Ifonti.com – JAKARTA. Wacana mengenai potensi aset kripto sebagai agunan atau jaminan di bank telah memicu perdebatan sengit. Usulan inovatif ini, yang pertama kali dilontarkan oleh para pelaku usaha kripto beberapa waktu lalu, kini menjadi sorotan utama dalam ekosistem keuangan.
Menanggapi diskusi ini, Christopher Tahir, Co-founder dari Cryptowatch sekaligus pengelola channel Duit Pintar, menekankan perlunya kajian mendalam. Menurut Christopher, OJK dan pihak perbankan harus melakukan evaluasi cermat untuk menentukan aset/koin kripto mana yang memenuhi kriteria kelayakan sebagai agunan pinjaman dan mana yang tidak. Meskipun ia mendukung gagasan ini, Christopher menggarisbawahi pentingnya pembatasan yang ketat.
“Crypto asset banyak yang tidak bernilai, sehingga ada potensi jaminannya juga hangus tidak bernilai,” ungkap Christopher kepada Kontan, Jumat (22/8/2025), memperingatkan tentang risiko inheren dari volatilitas sebagian besar aset kripto.
Christopher menjelaskan bahwa di negara-negara yang telah mengadopsi aset kripto sebagai agunan di bank, nilai pencairan pinjaman sangat bervariasi, umumnya berkisar antara 50% hingga 70% dari nilai aset kripto, bergantung pada kualitasnya. Jenis aset kripto yang paling sering diterima sebagai jaminan adalah Bitcoin, Ether (Ethereum), USDT, atau USDC. “Sedangkan yang lain, jarang ada yang mau,” tambahnya, menyoroti preferensi terhadap kripto dengan kapitalisasi pasar dan stabilitas yang lebih tinggi.
Mengenai skema pinjaman, Christopher menyebutkan bahwa tenor akan disepakati antara bank dan nasabah. Untuk mitigasi risiko fluktuasi harga, strategi yang umum diterapkan adalah melikuidasi aset kripto ketika nilainya turun ke titik tertentu, menjaga agar nilai agunan tetap proporsional dengan pinjaman.

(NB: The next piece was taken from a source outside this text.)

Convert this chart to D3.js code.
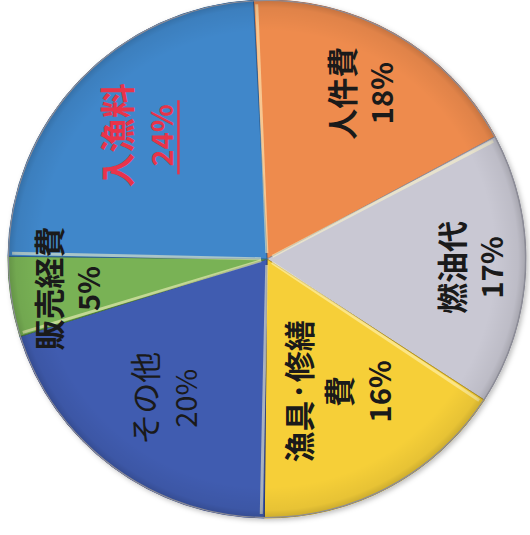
<!DOCTYPE html>
<html>
<head>
<meta charset="utf-8">
<script src="https://cdn.jsdelivr.net/npm/d3@7"></script>
<style>
  html, body { margin: 0; padding: 0; background: #ffffff; }
  svg { display: block; }
</style>
</head>
<body>
<svg id="chart" width="530" height="535"></svg>
<script>
// ---- data ----
const categories = ["人件費", "燃油代", "漁具・修繕費", "その他", "販売経費", "入漁料"];
const labelLines = [["人件費"], ["燃油代"], ["漁具·修繕", "費"], ["その他"], ["販売経費"], ["入漁料"]];
const values = [18, 17, 16, 20, 5, 24];
const percentLabels = ["18%", "17%", "16%", "20%", "5%", "24%"];

// ---- styles / layout (not data) ----
const colors = ["#ee8b4d", "#c9c8d3", "#f6cf37", "#3f5cb0", "#79b255", "#3f87ca"];
const strokeColors = ["#b8663a", "#8f8e9a", "#b79620", "#2c3f80", "#4f7d36", "#2b5f95"];
const textColors = ["#1a1a1a", "#1a1a1a", "#1a1a1a", "#1a1a1a", "#1a1a1a", "#e8344a"];
const weights = [700, 700, 700, 400, 700, 700];
const labelRadiusFactor = [0.735, 0.785, 0.58, 0.67, 0.78, 0.69];
const fontScale = [1, 1, 1, 1, 1, 1.12];

const W = 530, H = 535;
const cx = 267, cy = 259, R = 259;
const startOffset = -3 * Math.PI / 180;

const svg = d3.select("#chart");
const defs = svg.append("defs");
const f = defs.append("filter").attr("id", "shadow").attr("x", "-10%").attr("y", "-10%").attr("width", "120%").attr("height", "120%");
f.append("feDropShadow").attr("dx", 2).attr("dy", 2).attr("stdDeviation", 2.5).attr("flood-color", "#000").attr("flood-opacity", 0.25);

const rg = defs.append("radialGradient").attr("id", "bevel").attr("cx", "50%").attr("cy", "50%").attr("r", "50%");
rg.append("stop").attr("offset", "0.88").attr("stop-color", "#000").attr("stop-opacity", 0);
rg.append("stop").attr("offset", "0.97").attr("stop-color", "#000").attr("stop-opacity", 0.06);
rg.append("stop").attr("offset", "1").attr("stop-color", "#000").attr("stop-opacity", 0.18);

const g = svg.append("g").attr("transform", `translate(${cx},${cy})`);

const pie = d3.pie().sort(null).value(d => d)
  .startAngle(startOffset).endAngle(startOffset + 2 * Math.PI);
const arcs = pie(values);
const arc = d3.arc().innerRadius(0).outerRadius(R);

const pg = g.append("g").attr("filter", "url(#shadow)");
pg.selectAll("path.slice").data(arcs).enter().append("path")
  .attr("class", "slice")
  .attr("d", arc)
  .attr("fill", (d, i) => colors[i])
  .attr("stroke", (d, i) => strokeColors[i])
  .attr("stroke-width", 1)
  .attr("stroke-linejoin", "round");

// highlight lines along the leading edge of each slice (bevel effect)
g.selectAll("line.hl").data(arcs).enter().append("line")
  .attr("class", "hl")
  .attr("x1", d => 6 * Math.sin(d.startAngle + 0.03))
  .attr("y1", d => -6 * Math.cos(d.startAngle + 0.03))
  .attr("x2", d => (R - 4) * Math.sin(d.startAngle + 0.012))
  .attr("y2", d => -(R - 4) * Math.cos(d.startAngle + 0.012))
  .attr("stroke", "#fff8c8")
  .attr("stroke-opacity", 0.55)
  .attr("stroke-width", 3);

g.append("circle").attr("r", R).attr("fill", "url(#bevel)").attr("pointer-events", "none");
g.append("circle").attr("r", R - 0.5).attr("fill", "none").attr("stroke", "#8d8d98").attr("stroke-width", 1.2);

// ---- labels (rotated -90°) ----
const lineGap = 40;
const fontFamily = "'Noto Sans CJK JP', 'Noto Sans', sans-serif";
const lg = g.selectAll("g.lbl").data(arcs).enter().append("g")
  .attr("class", "lbl")
  .attr("transform", (d, i) => {
    const a = (d.startAngle + d.endAngle) / 2;
    const r = R * labelRadiusFactor[i];
    return `translate(${r * Math.sin(a)},${-r * Math.cos(a)}) rotate(-90)`;
  });

lg.each(function(d, i) {
  const sel = d3.select(this);
  const s = fontScale[i];
  const lines = labelLines[i].map(t => ({ t, pct: false })).concat([{ t: percentLabels[i], pct: true }]);
  const n = lines.length;
  lines.forEach((ln, k) => {
    const y = (k - (n - 1) / 2) * lineGap * s;
    const t = sel.append("text")
      .attr("x", 0).attr("y", y)
      .attr("text-anchor", "middle")
      .attr("dominant-baseline", "central")
      .attr("font-family", fontFamily)
      .attr("font-size", (ln.pct ? 29 : 31) * (ln.pct ? 1 : s))
      .attr("font-weight", weights[i])
      .attr("fill", textColors[i])
      .text(ln.t);
    if (ln.pct && categories[i] === "入漁料") {
      const bb = t.node().getBBox();
      sel.append("line")
        .attr("x1", bb.x - 8).attr("x2", bb.x + bb.width + 4)
        .attr("y1", y + 18).attr("y2", y + 18)
        .attr("stroke", textColors[i]).attr("stroke-width", 2.5);
    }
  });
});
</script>
</body>
</html>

Senada dengan pandangan tersebut, Calvin Kizana, CEO Tokocrypto, memaparkan bahwa model pinjaman dengan jaminan aset kripto bukanlah hal baru di kancah global. Di Amerika Serikat dan Eropa, sudah banyak perusahaan fintech serta bank digital seperti BlockFi dan Nexo yang sukses menawarkan produk pinjaman berbasis dolar dengan Bitcoin atau Ethereum sebagai agunan.

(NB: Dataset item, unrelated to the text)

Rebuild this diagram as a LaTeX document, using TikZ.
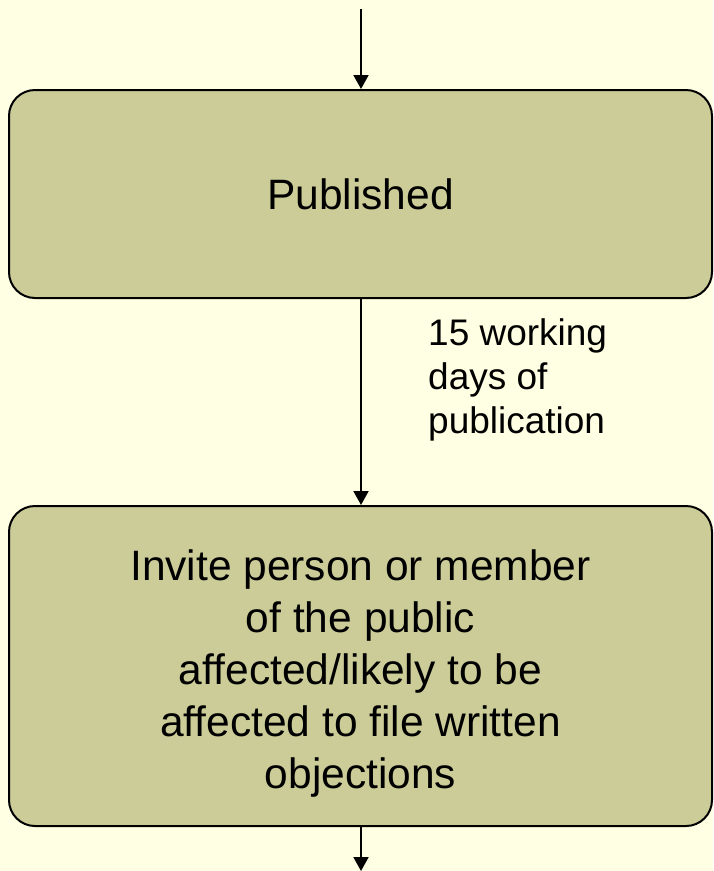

Calvin juga menunjuk ke Singapura, di mana beberapa perusahaan keuangan terdaftar telah menyediakan layanan serupa di bawah pengawasan ketat dari regulator setempat. “Praktik ini menunjukkan bahwa meskipun berpotensi memberikan nilai tambah bagi ekosistem keuangan, implementasinya tetap membutuhkan regulasi yang matang dan infrastruktur risiko yang kuat,” tegas Calvin, menekankan bahwa keberhasilan adopsi aset kripto sebagai agunan sangat bergantung pada kerangka kerja yang solid dan prudent.
Ringkasan
Penggunaan aset kripto sebagai jaminan utang di perbankan tengah dikaji. Christopher Tahir menekankan perlunya evaluasi ketat oleh OJK dan perbankan untuk menentukan aset kripto yang layak sebagai agunan, mengingat volatilitasnya dan potensi penurunan nilai. Di negara lain yang telah menerapkannya, nilai pencairan pinjaman bervariasi (50-70%), dengan Bitcoin, Ether, USDT, dan USDC sebagai aset kripto yang umum diterima.
Calvin Kizana menambahkan bahwa model ini sudah ada di AS dan Eropa, serta Singapura dengan pengawasan ketat regulator. Penerapannya membutuhkan regulasi yang matang dan infrastruktur manajemen risiko yang kuat untuk meminimalisir kerugian akibat fluktuasi harga aset kripto. Strategi likuidasi aset jika harga turun menjadi praktik umum untuk mitigasi risiko.